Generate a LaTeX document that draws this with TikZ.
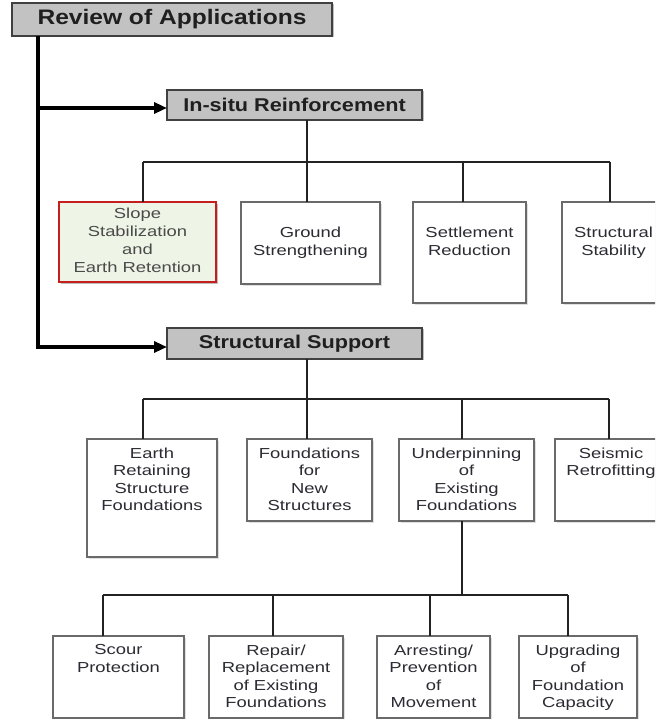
\documentclass[tikz,border=0pt]{standalone}
\usepackage{fontspec}
\setmainfont{Liberation Sans}
\newfontfamily\bodyf[FakeStretch=1.27]{Liberation Sans}
\newfontfamily\headf[FakeStretch=1.17]{Liberation Sans}
\usetikzlibrary{arrows.meta,shadows}
\definecolor{headc}{HTML}{C2C2C2}
\definecolor{txtc}{HTML}{2B2B33}
\definecolor{slopetxt}{HTML}{4A4A4A}
\definecolor{boxc}{HTML}{6A6A6A}
\definecolor{slopefill}{HTML}{EEF4E6}
\definecolor{slopered}{HTML}{C41E1E}
\definecolor{linec}{HTML}{222222}
\begin{document}
\begin{tikzpicture}[x=1pt,y=-1pt,
 headbox/.style={draw=black!75, line width=1.2pt, fill=headc, anchor=north west, inner sep=0pt, outer sep=0pt,
   font=\headf\bfseries\fontsize{18.5}{22}\selectfont, text=black!88,
   drop shadow={shadow xshift=1.5pt, shadow yshift=-1pt, opacity=.5}},
 leaf/.style={draw=boxc, line width=1.2pt, fill=white, anchor=north west, inner sep=0pt, outer sep=0pt,
   drop shadow={shadow xshift=1.6pt, shadow yshift=-1.6pt, opacity=.25}},
 lbl/.style={font=\bodyf\fontsize{14.5}{17.5}\selectfont, text=txtc, align=center, inner sep=0pt, anchor=north},
 trunk/.style={draw=black, line width=3.2pt},
 arr/.style={-{Triangle[length=13pt,width=11pt]}},
 bus/.style={draw=linec, line width=1.8pt},
 stem/.style={draw=linec, line width=2.4pt}
]
\useasboundingbox (0,0) rectangle (655,719);
\clip (0,0) rectangle (655,719);

% headings
\node[headbox, minimum width=320pt, minimum height=33pt, font=\headf\bfseries\fontsize{21}{25}\selectfont] (review) at (12,3) {Review of Applications};
\node[headbox, minimum width=255pt, minimum height=30pt] (insitu) at (167,90) {In-situ Reinforcement};
\node[headbox, minimum width=255pt, minimum height=31pt] (ssup) at (167,328) {Structural Support};

% row 1
\node[leaf, draw=slopered, fill=slopefill, minimum width=157pt, minimum height=80pt,
  drop shadow={shadow xshift=2pt, shadow yshift=-2pt, opacity=.35}] (slope) at (59,202) {};
\node[leaf, minimum width=139pt, minimum height=82pt] (ground) at (241,202) {};
\node[leaf, minimum width=113pt, minimum height=101pt] (settle) at (413,202) {};
\node[leaf, minimum width=103pt, minimum height=101pt] (sstab) at (562,202) {};

\node[lbl, text=slopetxt, font=\bodyf\fontsize{14.5}{18}\selectfont] (tslope) at ([yshift=-5.4pt]slope.north) {Slope\\Stabilization\\and\\Earth Retention};
\node[lbl] (tground) at ([yshift=-25pt]ground.north) {Ground\\Strengthening};
\node[lbl] (tsettle) at ([yshift=-25pt]settle.north) {Settlement\\Reduction};
\node[lbl] (tsstab) at ([yshift=-25pt]sstab.north) {Structural\\Stability};

% row 2
\node[leaf, minimum width=130pt, minimum height=118pt] (earth) at (87,439) {};
\node[leaf, minimum width=125pt, minimum height=82pt] (fnew) at (247,439) {};
\node[leaf, minimum width=135pt, minimum height=82pt] (under) at (399,439) {};
\node[leaf, minimum width=112pt, minimum height=82pt] (seis) at (555,439) {};

\node[lbl] (tearth) at ([yshift=-8.5pt]earth.north) {Earth\\Retaining\\Structure\\Foundations};
\node[lbl] (tfnew) at ([yshift=-8.5pt]fnew.north) {Foundations\\for\\New\\Structures};
\node[lbl] (tunder) at ([yshift=-8.5pt]under.north) {Underpinning\\of\\Existing\\Foundations};
\node[lbl] (tseis) at ([yshift=-8.5pt]seis.north) {Seismic\\Retrofitting};

% row 3
\node[leaf, minimum width=131pt, minimum height=82pt] (scour) at (53,636) {};
\node[leaf, minimum width=134pt, minimum height=82pt] (repair) at (209,636) {};
\node[leaf, minimum width=113pt, minimum height=82pt] (arrest) at (377,636) {};
\node[leaf, minimum width=118pt, minimum height=82pt] (upgr) at (519,636) {};

\node[lbl] (tscour) at ([yshift=-8.5pt]scour.north) {Scour\\Protection};
\node[lbl] (trepair) at ([yshift=-8.5pt]repair.north) {Repair/\\Replacement\\of Existing\\Foundations};
\node[lbl] (tarrest) at ([yshift=-8.5pt]arrest.north) {Arresting/\\Prevention\\of\\Movement};
\node[lbl] (tupgr) at ([yshift=-8.5pt]upgr.north) {Upgrading\\of\\Foundation\\Capacity};

% trunk and arrows
\coordinate (a1) at (38,108);
\coordinate (a2) at (38,347);
\draw[trunk, arr] (review.south -| a1) -- (a2) -- (a2 -| ssup.west);
\draw[trunk, arr] (a1) -- (a1 -| insitu.west);

% row 1 connectors
\coordinate (r1) at (307,162);
\coordinate (j11) at (143,162);
\coordinate (j12) at (307,162);
\coordinate (j13) at (463,162);
\coordinate (j14) at (610,162);
\draw[stem] (insitu.south -| r1) -- (r1);
\draw[bus] (j11) -- (j14);
\draw[stem] (j11) -- (j11 |- slope.north);
\draw[stem] (j12) -- (j12 |- ground.north);
\draw[stem] (j13) -- (j13 |- settle.north);
\draw[stem] (j14) -- (j14 |- sstab.north);

% row 2 connectors
\coordinate (r2) at (307,399);
\coordinate (j21) at (143,399);
\coordinate (j22) at (307,399);
\coordinate (j23) at (462,399);
\coordinate (j24) at (609,399);
\draw[stem] (ssup.south -| r2) -- (r2);
\draw[bus] (j21) -- (j24);
\draw[stem] (j21) -- (j21 |- earth.north);
\draw[stem] (j22) -- (j22 |- fnew.north);
\draw[stem] (j23) -- (j23 |- under.north);
\draw[stem] (j24) -- (j24 |- seis.north);

% row 3 connectors
\coordinate (r3) at (462,595);
\coordinate (j31) at (103,595);
\coordinate (j32) at (273,595);
\coordinate (j33) at (430,595);
\coordinate (j34) at (568,595);
\draw[stem] (under.south -| r3) -- (r3);
\draw[bus] (j31) -- (j34);
\draw[stem] (j31) -- (j31 |- scour.north);
\draw[stem] (j32) -- (j32 |- repair.north);
\draw[stem] (j33) -- (j33 |- arrest.north);
\draw[stem] (j34) -- (j34 |- upgr.north);
\end{tikzpicture}
\end{document}
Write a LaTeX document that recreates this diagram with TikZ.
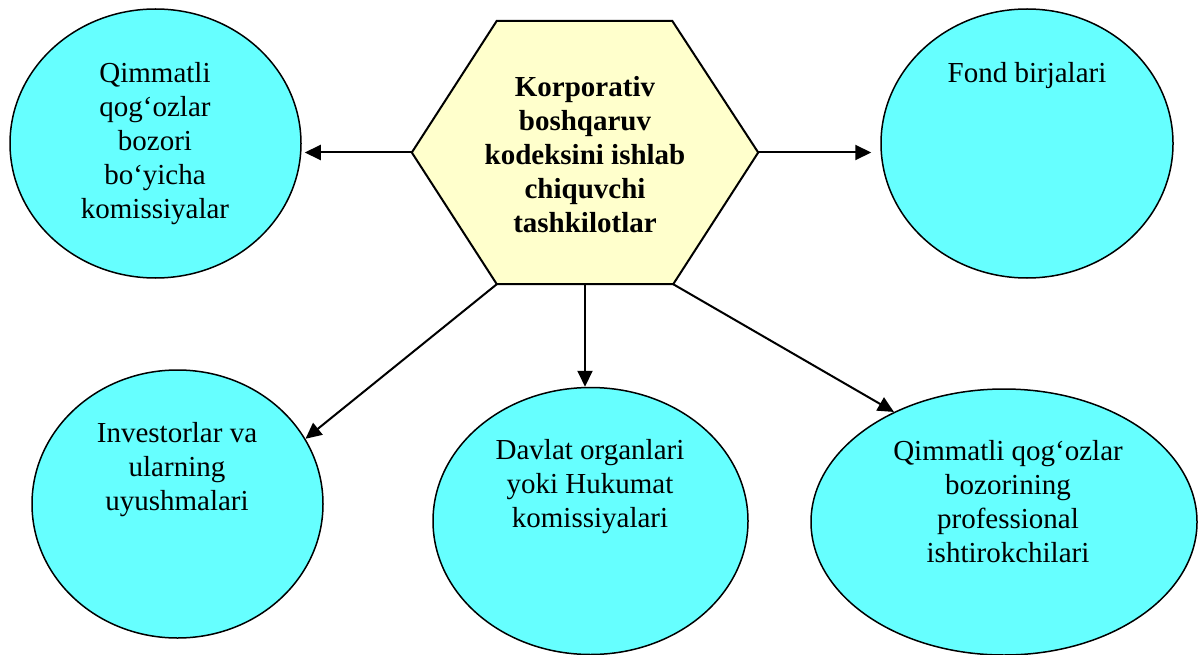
\documentclass[tikz,border=0pt]{standalone}
\usepackage{fontspec}
\setmainfont{Liberation Serif}
\usetikzlibrary{shapes.geometric,arrows.meta,backgrounds}
\definecolor{cyanfill}{HTML}{66FFFF}
\definecolor{hexfill}{HTML}{FFFFCC}
\begin{document}
\begin{tikzpicture}[x=1pt,y=-1pt,
  oval/.style={ellipse, draw=black, line width=1.5pt, fill=cyanfill, inner sep=0pt},
  lbl/.style={align=center, font=\fontsize{29}{34}\selectfont, inner sep=0pt, anchor=north},
  hexlbl/.style={align=center, font=\bfseries\fontsize{29}{34}\selectfont, inner sep=0pt,
    minimum width=346pt, minimum height=263pt},
  hexline/.style={draw=black, line width=2pt, fill=hexfill, line join=miter},
  arr/.style={-{Triangle[length=16pt,width=15pt]}, line width=2pt}]
\useasboundingbox (0,0) rectangle (1198,655);
% ellipses
\node[oval, minimum width=291pt, minimum height=269pt] (e1) at (155.5,143.5) {};
\node[oval, minimum width=292pt, minimum height=269pt] (e2) at (1027,143.5) {};
\node[oval, minimum width=291pt, minimum height=268pt] (e3) at (177.5,504) {};
\node[oval, minimum width=315pt, minimum height=267pt] (e4) at (590.5,521) {};
\node[oval, minimum width=386pt, minimum height=266pt] (e5) at (1004,522) {};
% texts
\node[lbl] (t1) at (155,62) {Qimmatli\\qog‘ozlar\\bozori\\bo‘yicha\\komissiyalar};
\node[lbl] (t2) at (1027,62) {Fond birjalari};
\node[lbl] (t3) at (177,422) {Investorlar va\\ularning\\uyushmalari};
\node[lbl] (t4) at (590,439) {Davlat organlari\\yoki Hukumat\\komissiyalari};
\node[lbl] (t5) at (1008,440) {Qimmatli qog‘ozlar\\bozorining\\professional\\ishtirokchilari};
% hexagon
\node[hexlbl] (hex) at (585,154.5) {Korporativ\\boshqaruv\\kodeksini ishlab\\chiquvchi\\tashkilotlar};
\begin{scope}[on background layer]
\path[hexline] ([yshift=2pt]hex.west) -- ([xshift=85pt,yshift=2pt]hex.north west)
  -- ([xshift=-86pt,yshift=2pt]hex.north east) -- ([yshift=2pt]hex.east)
  -- ([xshift=-85pt,yshift=2pt]hex.south east) -- ([xshift=85pt,yshift=2pt]hex.south west) -- cycle;
\end{scope}
% connectors
\draw[arr, shorten >=3pt] ([yshift=2pt]hex.west) -- ([yshift=2pt]hex.west -| e1.east);
\draw[arr, shorten >=9pt] ([yshift=2pt]hex.east) -- ([yshift=2pt]hex.east -| e2.west);
\draw[arr] ([xshift=85pt,yshift=2pt]hex.south west) -- (e3.27);
\draw[arr] ([yshift=2pt]hex.south) -- (hex.south |- e4.north);
\draw[arr] ([xshift=-85pt,yshift=2pt]hex.south east) -- (e5.135);
\end{tikzpicture}
\end{document}
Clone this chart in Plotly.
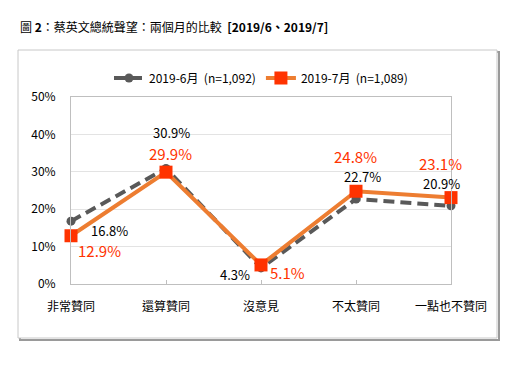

*TASK PROMPT*
Give only the number of lines in the records that include the word "with".

*WRITTEN REPLY*
2